Given instruction: Your task is to retype, word for word, the lines from the start of the data through the line holding "const xMinorTicks = [25, 35, 45, 55, 65];". Do not include the pictures.

Dataset content:

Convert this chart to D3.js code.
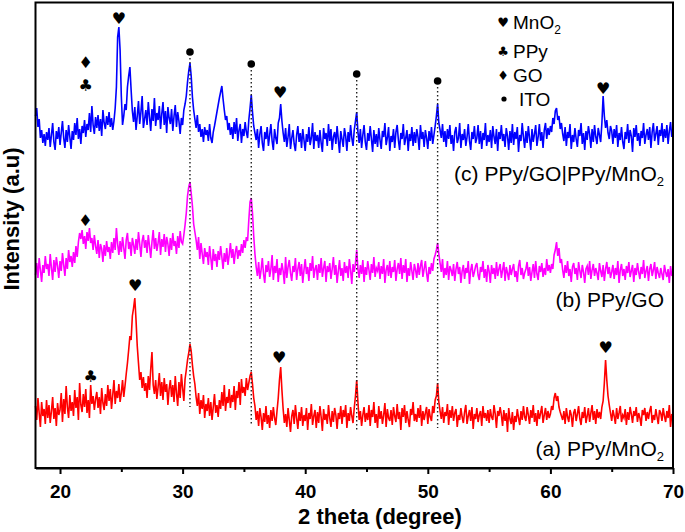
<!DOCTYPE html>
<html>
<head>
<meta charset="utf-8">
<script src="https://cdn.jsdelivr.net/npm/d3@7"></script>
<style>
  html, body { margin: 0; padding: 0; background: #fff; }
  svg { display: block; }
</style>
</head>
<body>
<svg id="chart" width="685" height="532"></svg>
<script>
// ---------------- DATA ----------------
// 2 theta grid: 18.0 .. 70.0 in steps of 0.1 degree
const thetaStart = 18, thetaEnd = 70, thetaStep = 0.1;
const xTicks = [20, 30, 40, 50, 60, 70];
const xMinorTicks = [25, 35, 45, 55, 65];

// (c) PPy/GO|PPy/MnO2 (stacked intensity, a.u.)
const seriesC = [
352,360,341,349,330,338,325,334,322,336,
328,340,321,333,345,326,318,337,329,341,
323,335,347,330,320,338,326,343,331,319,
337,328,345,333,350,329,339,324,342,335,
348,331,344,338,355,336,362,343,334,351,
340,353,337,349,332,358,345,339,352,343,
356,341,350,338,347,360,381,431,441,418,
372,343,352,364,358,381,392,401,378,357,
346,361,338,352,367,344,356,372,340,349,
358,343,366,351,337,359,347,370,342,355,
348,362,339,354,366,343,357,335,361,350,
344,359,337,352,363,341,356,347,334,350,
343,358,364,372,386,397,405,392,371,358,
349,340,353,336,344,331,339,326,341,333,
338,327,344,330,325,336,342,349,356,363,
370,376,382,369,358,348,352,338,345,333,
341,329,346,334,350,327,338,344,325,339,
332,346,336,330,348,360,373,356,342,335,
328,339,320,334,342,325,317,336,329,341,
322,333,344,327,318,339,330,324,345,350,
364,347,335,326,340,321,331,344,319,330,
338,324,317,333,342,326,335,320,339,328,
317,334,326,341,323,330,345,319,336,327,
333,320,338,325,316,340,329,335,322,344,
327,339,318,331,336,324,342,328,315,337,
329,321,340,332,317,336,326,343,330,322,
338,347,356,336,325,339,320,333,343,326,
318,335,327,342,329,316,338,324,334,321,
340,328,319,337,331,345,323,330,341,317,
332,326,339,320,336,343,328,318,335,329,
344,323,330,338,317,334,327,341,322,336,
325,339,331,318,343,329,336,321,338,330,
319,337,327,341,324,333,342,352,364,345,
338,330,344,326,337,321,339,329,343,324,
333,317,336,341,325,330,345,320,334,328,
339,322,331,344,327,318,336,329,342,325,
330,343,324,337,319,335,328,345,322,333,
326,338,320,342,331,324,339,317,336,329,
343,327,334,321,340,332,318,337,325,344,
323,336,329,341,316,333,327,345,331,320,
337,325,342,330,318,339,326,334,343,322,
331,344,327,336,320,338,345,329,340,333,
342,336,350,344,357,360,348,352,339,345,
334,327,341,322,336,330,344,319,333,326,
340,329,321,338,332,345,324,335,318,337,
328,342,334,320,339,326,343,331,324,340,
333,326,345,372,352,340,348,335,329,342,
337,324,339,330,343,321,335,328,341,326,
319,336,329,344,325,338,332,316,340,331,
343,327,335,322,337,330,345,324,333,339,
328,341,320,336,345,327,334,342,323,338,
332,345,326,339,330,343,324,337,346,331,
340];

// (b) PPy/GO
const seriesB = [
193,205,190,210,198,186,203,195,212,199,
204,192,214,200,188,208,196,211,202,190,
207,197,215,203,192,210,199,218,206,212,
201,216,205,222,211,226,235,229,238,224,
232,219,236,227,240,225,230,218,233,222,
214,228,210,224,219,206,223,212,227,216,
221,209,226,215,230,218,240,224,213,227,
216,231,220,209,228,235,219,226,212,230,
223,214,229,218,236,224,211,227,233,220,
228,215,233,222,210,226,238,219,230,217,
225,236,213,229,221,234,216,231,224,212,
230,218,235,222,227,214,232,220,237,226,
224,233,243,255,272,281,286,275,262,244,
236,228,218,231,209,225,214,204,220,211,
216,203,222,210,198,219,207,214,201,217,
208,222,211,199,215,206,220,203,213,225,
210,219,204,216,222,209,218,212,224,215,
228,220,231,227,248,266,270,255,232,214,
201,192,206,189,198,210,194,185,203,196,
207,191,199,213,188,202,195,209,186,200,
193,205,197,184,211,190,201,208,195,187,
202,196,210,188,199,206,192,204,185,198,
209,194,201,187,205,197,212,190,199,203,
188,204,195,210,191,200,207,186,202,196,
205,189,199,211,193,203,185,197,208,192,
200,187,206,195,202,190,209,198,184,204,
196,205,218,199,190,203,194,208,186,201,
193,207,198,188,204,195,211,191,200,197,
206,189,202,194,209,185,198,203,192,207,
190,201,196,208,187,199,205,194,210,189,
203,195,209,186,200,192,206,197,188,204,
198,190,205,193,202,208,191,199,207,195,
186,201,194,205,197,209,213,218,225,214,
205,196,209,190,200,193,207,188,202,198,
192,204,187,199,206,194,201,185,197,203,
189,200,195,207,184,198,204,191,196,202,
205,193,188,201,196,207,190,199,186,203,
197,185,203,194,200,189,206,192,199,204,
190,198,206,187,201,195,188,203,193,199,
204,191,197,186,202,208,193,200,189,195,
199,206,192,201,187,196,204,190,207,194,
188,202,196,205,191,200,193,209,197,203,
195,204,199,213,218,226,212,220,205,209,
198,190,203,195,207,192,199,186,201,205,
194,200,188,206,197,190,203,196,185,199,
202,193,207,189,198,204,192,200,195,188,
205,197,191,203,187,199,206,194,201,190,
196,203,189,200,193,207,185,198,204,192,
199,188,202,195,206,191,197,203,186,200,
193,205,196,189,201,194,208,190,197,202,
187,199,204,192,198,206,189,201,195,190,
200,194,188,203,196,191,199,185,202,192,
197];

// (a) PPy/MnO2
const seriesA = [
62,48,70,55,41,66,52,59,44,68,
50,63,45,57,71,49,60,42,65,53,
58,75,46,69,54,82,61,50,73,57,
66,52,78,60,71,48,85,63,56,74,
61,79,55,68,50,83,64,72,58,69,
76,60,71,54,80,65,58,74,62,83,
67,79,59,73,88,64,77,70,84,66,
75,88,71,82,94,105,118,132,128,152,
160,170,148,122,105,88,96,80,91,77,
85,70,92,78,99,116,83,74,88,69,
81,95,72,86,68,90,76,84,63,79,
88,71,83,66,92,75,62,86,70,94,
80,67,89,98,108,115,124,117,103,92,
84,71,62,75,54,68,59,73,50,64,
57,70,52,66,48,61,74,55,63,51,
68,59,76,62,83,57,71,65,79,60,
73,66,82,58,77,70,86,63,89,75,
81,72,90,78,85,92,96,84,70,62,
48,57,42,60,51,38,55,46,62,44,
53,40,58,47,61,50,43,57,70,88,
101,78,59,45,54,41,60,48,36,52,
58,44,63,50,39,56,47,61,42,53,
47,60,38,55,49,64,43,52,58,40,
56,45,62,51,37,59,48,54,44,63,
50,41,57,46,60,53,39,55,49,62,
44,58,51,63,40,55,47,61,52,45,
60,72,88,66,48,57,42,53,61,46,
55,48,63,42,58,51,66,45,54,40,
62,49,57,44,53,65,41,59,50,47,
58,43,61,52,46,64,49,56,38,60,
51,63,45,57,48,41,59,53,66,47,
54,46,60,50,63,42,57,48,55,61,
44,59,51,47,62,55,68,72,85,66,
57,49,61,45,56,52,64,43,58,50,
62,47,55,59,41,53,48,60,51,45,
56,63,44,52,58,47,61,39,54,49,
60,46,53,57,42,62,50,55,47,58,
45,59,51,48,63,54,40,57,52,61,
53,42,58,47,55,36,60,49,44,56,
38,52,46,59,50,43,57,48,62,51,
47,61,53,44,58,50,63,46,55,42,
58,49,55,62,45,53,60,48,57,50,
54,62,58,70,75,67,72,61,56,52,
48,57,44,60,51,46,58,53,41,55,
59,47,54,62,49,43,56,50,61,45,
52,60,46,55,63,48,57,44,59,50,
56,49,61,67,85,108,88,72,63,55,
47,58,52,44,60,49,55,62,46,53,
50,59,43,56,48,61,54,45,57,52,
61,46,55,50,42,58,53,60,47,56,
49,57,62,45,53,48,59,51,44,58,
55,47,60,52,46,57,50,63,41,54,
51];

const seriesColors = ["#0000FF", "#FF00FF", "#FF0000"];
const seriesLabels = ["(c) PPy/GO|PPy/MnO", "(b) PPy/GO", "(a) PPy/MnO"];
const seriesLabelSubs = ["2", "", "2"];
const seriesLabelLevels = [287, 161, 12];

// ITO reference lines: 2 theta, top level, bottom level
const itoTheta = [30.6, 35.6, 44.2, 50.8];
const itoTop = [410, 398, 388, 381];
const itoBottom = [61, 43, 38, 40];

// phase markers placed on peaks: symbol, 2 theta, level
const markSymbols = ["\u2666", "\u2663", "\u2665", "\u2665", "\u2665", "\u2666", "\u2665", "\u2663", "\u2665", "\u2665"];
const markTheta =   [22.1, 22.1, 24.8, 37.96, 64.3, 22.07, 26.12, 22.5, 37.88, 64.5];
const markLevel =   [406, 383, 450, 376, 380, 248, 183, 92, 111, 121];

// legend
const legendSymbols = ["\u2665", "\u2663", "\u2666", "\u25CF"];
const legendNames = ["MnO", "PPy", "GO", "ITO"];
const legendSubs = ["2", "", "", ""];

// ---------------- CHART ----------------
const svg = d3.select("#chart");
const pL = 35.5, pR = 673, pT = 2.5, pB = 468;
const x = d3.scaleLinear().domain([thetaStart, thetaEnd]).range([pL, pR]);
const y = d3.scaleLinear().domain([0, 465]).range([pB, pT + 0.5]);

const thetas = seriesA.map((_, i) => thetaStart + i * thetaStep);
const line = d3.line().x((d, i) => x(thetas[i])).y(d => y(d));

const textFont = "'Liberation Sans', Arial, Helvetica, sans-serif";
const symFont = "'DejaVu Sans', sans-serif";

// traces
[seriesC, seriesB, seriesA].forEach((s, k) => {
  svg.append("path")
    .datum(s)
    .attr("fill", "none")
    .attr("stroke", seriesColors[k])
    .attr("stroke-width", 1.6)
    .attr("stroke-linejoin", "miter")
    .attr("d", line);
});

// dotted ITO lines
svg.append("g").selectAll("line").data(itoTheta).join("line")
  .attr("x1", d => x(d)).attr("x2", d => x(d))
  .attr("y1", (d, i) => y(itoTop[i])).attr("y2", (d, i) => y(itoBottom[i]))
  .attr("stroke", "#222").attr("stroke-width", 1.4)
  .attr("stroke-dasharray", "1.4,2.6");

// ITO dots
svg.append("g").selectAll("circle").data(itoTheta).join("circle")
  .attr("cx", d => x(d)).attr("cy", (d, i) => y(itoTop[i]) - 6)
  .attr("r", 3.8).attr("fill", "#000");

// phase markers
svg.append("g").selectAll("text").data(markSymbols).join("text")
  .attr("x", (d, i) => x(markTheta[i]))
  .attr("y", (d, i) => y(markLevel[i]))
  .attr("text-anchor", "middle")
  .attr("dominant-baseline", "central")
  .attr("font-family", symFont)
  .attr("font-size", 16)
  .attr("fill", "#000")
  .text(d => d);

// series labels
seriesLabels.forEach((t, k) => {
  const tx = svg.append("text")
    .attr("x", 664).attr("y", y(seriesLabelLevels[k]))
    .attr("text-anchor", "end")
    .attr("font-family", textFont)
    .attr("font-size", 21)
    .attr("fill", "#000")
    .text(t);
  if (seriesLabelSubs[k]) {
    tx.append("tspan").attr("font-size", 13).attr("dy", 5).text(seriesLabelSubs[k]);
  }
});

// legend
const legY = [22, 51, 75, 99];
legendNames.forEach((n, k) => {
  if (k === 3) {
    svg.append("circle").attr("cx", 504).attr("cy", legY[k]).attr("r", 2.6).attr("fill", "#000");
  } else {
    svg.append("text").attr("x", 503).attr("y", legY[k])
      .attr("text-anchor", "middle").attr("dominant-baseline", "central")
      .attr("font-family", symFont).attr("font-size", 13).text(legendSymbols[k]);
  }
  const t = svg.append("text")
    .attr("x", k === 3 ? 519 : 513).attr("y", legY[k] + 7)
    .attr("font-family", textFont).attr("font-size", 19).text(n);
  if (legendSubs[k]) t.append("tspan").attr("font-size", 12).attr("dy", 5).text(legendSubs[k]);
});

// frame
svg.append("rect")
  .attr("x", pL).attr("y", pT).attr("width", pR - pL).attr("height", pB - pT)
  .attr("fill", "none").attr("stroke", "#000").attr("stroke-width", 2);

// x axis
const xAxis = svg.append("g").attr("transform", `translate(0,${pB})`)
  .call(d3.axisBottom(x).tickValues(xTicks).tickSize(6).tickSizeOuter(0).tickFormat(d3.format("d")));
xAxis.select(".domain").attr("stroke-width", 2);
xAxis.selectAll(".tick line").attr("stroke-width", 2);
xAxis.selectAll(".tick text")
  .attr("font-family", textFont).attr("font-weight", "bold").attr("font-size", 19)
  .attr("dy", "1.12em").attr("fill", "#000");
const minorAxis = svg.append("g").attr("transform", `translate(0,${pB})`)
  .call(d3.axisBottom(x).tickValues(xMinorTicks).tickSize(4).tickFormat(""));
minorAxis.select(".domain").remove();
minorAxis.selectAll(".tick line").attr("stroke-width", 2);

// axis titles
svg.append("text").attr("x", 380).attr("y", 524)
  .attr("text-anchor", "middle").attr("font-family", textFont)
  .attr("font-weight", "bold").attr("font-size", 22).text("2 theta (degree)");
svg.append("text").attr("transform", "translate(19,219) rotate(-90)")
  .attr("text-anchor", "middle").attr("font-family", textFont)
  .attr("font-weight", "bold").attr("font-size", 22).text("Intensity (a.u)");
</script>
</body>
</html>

Reply to the exercise:
Convert this chart to D3.js code.
<!DOCTYPE html>
<html>
<head>
<meta charset="utf-8">
<script src="https://cdn.jsdelivr.net/npm/d3@7"></script>
<style>
  html, body { margin: 0; padding: 0; background: #fff; }
  svg { display: block; }
</style>
</head>
<body>
<svg id="chart" width="685" height="532"></svg>
<script>
// ---------------- DATA ----------------
// 2 theta grid: 18.0 .. 70.0 in steps of 0.1 degree
const thetaStart = 18, thetaEnd = 70, thetaStep = 0.1;
const xTicks = [20, 30, 40, 50, 60, 70];
const xMinorTicks = [25, 35, 45, 55, 65];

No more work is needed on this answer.